Were you totally bored with the NHK collector material by book two?
The Dowager?-Ok is she right out of a million Gothic novels or what?-this could be a translation issue, partially.
I am open to totally contrary opinions here so feel free to post any comments you like on this.
I am open to the idea I missed it but only weakly as of now-not feeling that now but Murakami deserves the benefit of the doubt. Maybe I will reread in a year or two.
Mel u
6 comments:
Still not read the book concerned, although have read the aforementioned reviews, so cannot really comment beyond I've always enjoyed your posts and if this is how the book appears to you, then that is what you write, even if I disagree, I'll possibly explain why and get a dialogue going on the subject, but that's all, I do not think your being elitist, just honest, which is what one expects from a review.
I think women might read the book differently than men.
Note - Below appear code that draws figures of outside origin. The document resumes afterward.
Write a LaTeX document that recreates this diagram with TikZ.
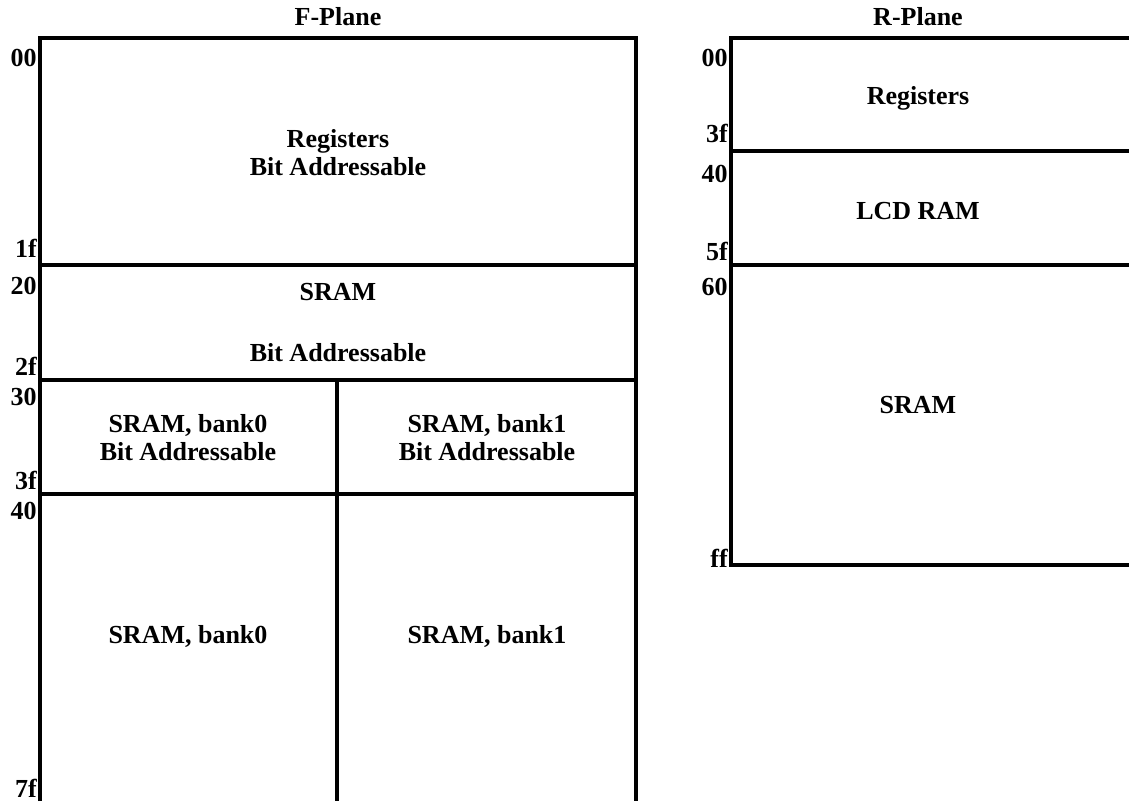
\documentclass[tikz,border=0pt]{standalone}
\usepackage{fontspec}
\setmainfont{Liberation Serif}
\newcommand{\memfont}{\fontsize{19.5}{20.5}\selectfont\bfseries}
\tikzset{
    wall/.style={line width=3pt, line join=miter},
    divider/.style={line width=2.6pt},
    addr/.style={anchor=base east, inner sep=0pt, font=\memfont},
    cell/.style={anchor=base, inner sep=0pt, align=center, font=\memfont},
}
\begin{document}
\begin{tikzpicture}[x=0.75pt,y=-0.75pt]
    \useasboundingbox (0,0) rectangle (1129,801);
    % F-Plane
    \node[cell] (ftitle) at (338,25) {F-Plane};
    \draw[wall] (40,801) -- (40,38) -- (636,38) -- (636,801);
    \foreach \y in {265,380,494}
        \draw[divider] (40,\y) -- (636,\y);
    \draw[divider] (337,380) -- (337,801);
    \foreach \y/\a in {66/00,257/1f,294/20,375/2f,405/30,489/3f,519/40,797/7f}
        \node[addr] (f\a) at (37,\y) {\a};
    \node[cell] (fregs) at (338,175) {Registers\\Bit Addressable};
    \node[cell] (fsram) at (338,300) {SRAM};
    \node[cell] (fbit) at (338,361) {Bit Addressable};
    \node[cell] (fbankA) at (188,460) {SRAM, bank0\\Bit Addressable};
    \node[cell] (fbankB) at (487,460) {SRAM, bank1\\Bit Addressable};
    \node[cell] (fsramA) at (188,643) {SRAM, bank0};
    \node[cell] (fsramB) at (487,643) {SRAM, bank1};
    % R-Plane
    \node[cell] (rtitle) at (918,25) {R-Plane};
    \draw[wall] (1129,565) -- (731,565) -- (731,38) -- (1129,38);
    \foreach \y in {151,265}
        \draw[divider] (731,\y) -- (1129,\y);
    \foreach \y/\a in {66/00,142/3f,182/40,260/5f,295/60,567/ff}
        \node[addr] (r\a) at (728,\y) {\a};
    \node[cell] (rregs) at (918,104) {Registers};
    \node[cell] (rlcd) at (918,219) {LCD RAM};
    \node[cell] (rsram) at (918,413) {SRAM};
\end{tikzpicture}
\end{document}
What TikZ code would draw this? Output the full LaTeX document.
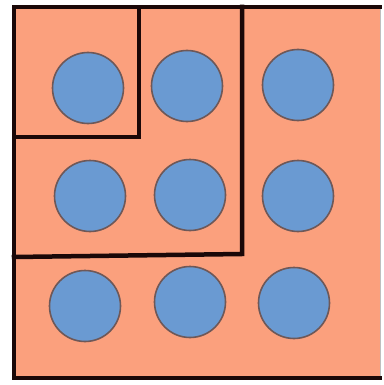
\documentclass[tikz,border=0pt]{standalone}
\definecolor{salmon}{HTML}{FBA07D}
\definecolor{dotblue}{HTML}{6A9AD2}
\definecolor{dotedge}{HTML}{6E5858}
\definecolor{ink}{HTML}{1A0808}
\tikzset{
  dot/.style={circle, fill=dotblue, draw=dotedge, line width=1.6pt, minimum size=71pt, inner sep=0pt},
  wall/.style={draw=ink, line width=4.5pt, line cap=rect, line join=miter}
}
\begin{document}
\begin{tikzpicture}[x=1pt,y=-1pt]
\useasboundingbox (0,0) rectangle (383,385);
\fill[salmon] (14,7) rectangle (380,378);
\draw[draw=black!25, line width=0.8pt] (380,7) -- (380,378);
% circles
\node[dot] (c11) at (88,88) {};
\node[dot] (c12) at (187,86) {};
\node[dot] (c13) at (298,85) {};
\node[dot] (c21) at (90,196) {};
\node[dot] (c22) at (190,195) {};
\node[dot] (c23) at (298,196) {};
\node[dot] (c31) at (85,306) {};
\node[dot] (c32) at (190,302) {};
\node[dot] (c33) at (294,303) {};
% walls
\draw[wall] (380,7) -- (14,7) -- (14,378) -- (380,378);
\draw[wall] (139,7) -- (139,137) -- (14,137);
\draw[wall] (242,7) -- (242,254) -- (14,257);
\end{tikzpicture}
\end{document}
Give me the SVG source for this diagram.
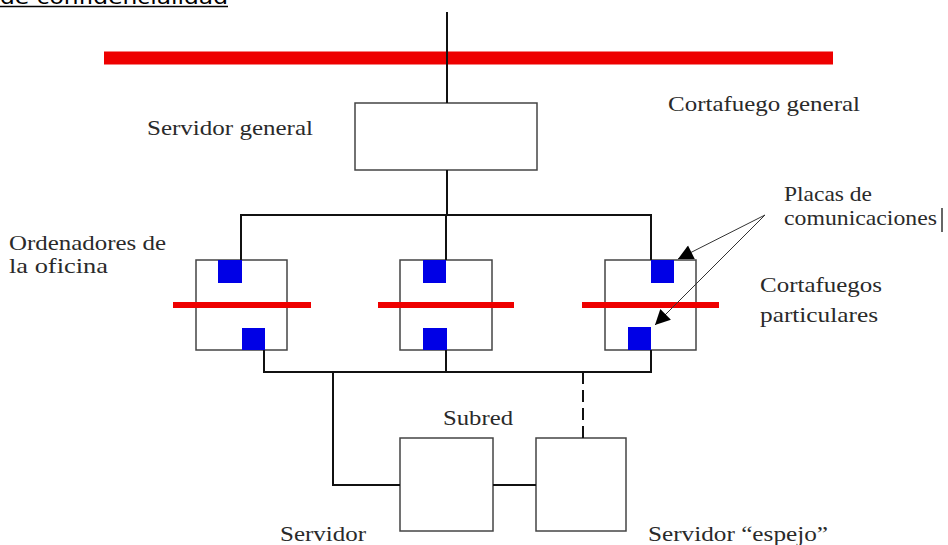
<svg xmlns="http://www.w3.org/2000/svg" width="948" height="545" viewBox="0 0 948 545">
<style>
.lbl{font-family:"Liberation Serif","Times New Roman",serif;font-size:22px;fill:#2a2a2a}
.box{fill:#fff;stroke:#444;stroke-width:1.5}
.wire{fill:none;stroke:#111;stroke-width:2}
.fw{stroke:#ee0000;stroke-linecap:butt}
.card{fill:#0000e6}
.ptr{fill:none;stroke:#333;stroke-width:1}
</style>
<defs>
<marker id="ah" viewBox="0 0 10 10" refX="10" refY="5" markerWidth="17" markerHeight="15" markerUnits="userSpaceOnUse" orient="auto">
<path d="M0,0 L10,5 L0,10 Z" fill="#000"/>
</marker>
</defs>
<rect width="948" height="545" fill="#fff"/>
<g id="title">
<text x="0" y="4" font-family="DejaVu Sans,Verdana,sans-serif" font-size="19" fill="#000" textLength="228" lengthAdjust="spacingAndGlyphs">de confidencialidad</text>
<line x1="0" y1="6.5" x2="228" y2="6.5" stroke="#000" stroke-width="1.5"/>
</g>
<g id="cortafuego-general">
<line class="fw" x1="104" y1="58" x2="833" y2="58" stroke-width="13"/>
<text class="lbl" x="668" y="111" textLength="192" lengthAdjust="spacingAndGlyphs">Cortafuego general</text>
</g>
<g id="servidor-general">
<rect class="box" x="355" y="103" width="182" height="67"/>
<text class="lbl" x="147" y="135" textLength="166" lengthAdjust="spacingAndGlyphs">Servidor general</text>
</g>
<g id="ordenador-1">
<rect class="box" x="196" y="260" width="91" height="90"/>
<line class="fw" x1="173" y1="305" x2="311" y2="305" stroke-width="6"/>
<rect class="card" x="218" y="260" width="24" height="23"/>
<rect class="card" x="242" y="328" width="23" height="22"/>
</g>
<g id="ordenador-2">
<rect class="box" x="400" y="260" width="92" height="90"/>
<line class="fw" x1="378" y1="305" x2="514" y2="305" stroke-width="6"/>
<rect class="card" x="423" y="260" width="23" height="23"/>
<rect class="card" x="423" y="328" width="24" height="22"/>
</g>
<g id="ordenador-3">
<rect class="box" x="605" y="260" width="91" height="90"/>
<line class="fw" x1="582" y1="305" x2="719" y2="305" stroke-width="6"/>
<rect class="card" x="651" y="260" width="23" height="23"/>
<rect class="card" x="628" y="327" width="23" height="23"/>
</g>
<g id="ordenadores-label">
<text class="lbl" x="9" y="250" textLength="157" lengthAdjust="spacingAndGlyphs">Ordenadores de</text>
<text class="lbl" x="9" y="273" textLength="99" lengthAdjust="spacingAndGlyphs">la oficina</text>
</g>
<g id="placas-label">
<text class="lbl" x="784" y="201" textLength="88" lengthAdjust="spacingAndGlyphs">Placas de</text>
<text class="lbl" x="784" y="225" textLength="153" lengthAdjust="spacingAndGlyphs">comunicaciones</text>
<line x1="942" y1="208" x2="942" y2="232" stroke="#333" stroke-width="1.5"/>
</g>
<g id="cortafuegos-particulares">
<text class="lbl" x="760" y="292" textLength="122" lengthAdjust="spacingAndGlyphs">Cortafuegos</text>
<text class="lbl" x="760" y="322" textLength="118" lengthAdjust="spacingAndGlyphs">particulares</text>
</g>
<g id="subred">
<text class="lbl" x="443" y="425" textLength="70" lengthAdjust="spacingAndGlyphs">Subred</text>
</g>
<g id="servidor">
<rect class="box" x="400" y="438" width="93" height="93"/>
<text class="lbl" x="280" y="541" textLength="86" lengthAdjust="spacingAndGlyphs">Servidor</text>
</g>
<g id="servidor-espejo">
<rect class="box" x="536" y="438" width="90" height="93"/>
<text class="lbl" x="648" y="541" textLength="180" lengthAdjust="spacingAndGlyphs">Servidor “espejo”</text>
</g>
<g id="connectors">
<line class="wire" x1="447" y1="12" x2="447" y2="103"/>
<line class="wire" x1="447" y1="170" x2="447" y2="215"/>
<polyline class="wire" points="241,260 241,215 651,215 651,260"/>
<line class="wire" x1="446" y1="215" x2="446" y2="260"/>
<polyline class="wire" points="264,350 264,372 651,372 651,350"/>
<line class="wire" x1="446" y1="350" x2="446" y2="372"/>
<polyline class="wire" points="333,372 333,485 400,485"/>
<line class="wire" x1="493" y1="485" x2="536" y2="485"/>
<line class="wire" x1="583" y1="372" x2="583" y2="438" stroke-dasharray="12 6"/>
<line class="ptr" x1="765" y1="215" x2="678" y2="259" marker-end="url(#ah)"/>
<line class="ptr" x1="765" y1="215" x2="655" y2="325" marker-end="url(#ah)"/>
</g>
</svg>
I certainly don't remember much about the breasts, though I do remember other things! Good to get the discussions rolling, Mel.
all these could be legitimate points, but I feel they are like trees hiding the forest. I look at it from a broader perspective I guess, with the meaning of: meaning of life, love, memory.
by the way, my twitter handle is @wordsandpeace, looks like the s went for a walk on another world, lol
Parrish Lantern-I will be very interesting in reading your post on 1Q84-thanks as always for your comments and visits
Harvee-you make a very interesting point-
wordsandpeace.com
I am a terrible self proof reader!-thanks so much for sharing your thoughts
Murakami's obsession with sex, and indeed, lady breasts, is getting more and more creepy the older he gets. I don't have a problem with older men describing the female form, but Murakami does it in a way that does seem like he's a teenager who's just discovered just how great boobs are. It's quite off-putting.
mattodd-Murakami's obsession with breasts for sure makes him seem a bit juvenile-he cannot bring a woman of any kind into the story without describing her breasts-and no the breasts in 1Q84 are NOT symbols of the two moons-LOL-
I wonder if the little people can have sex?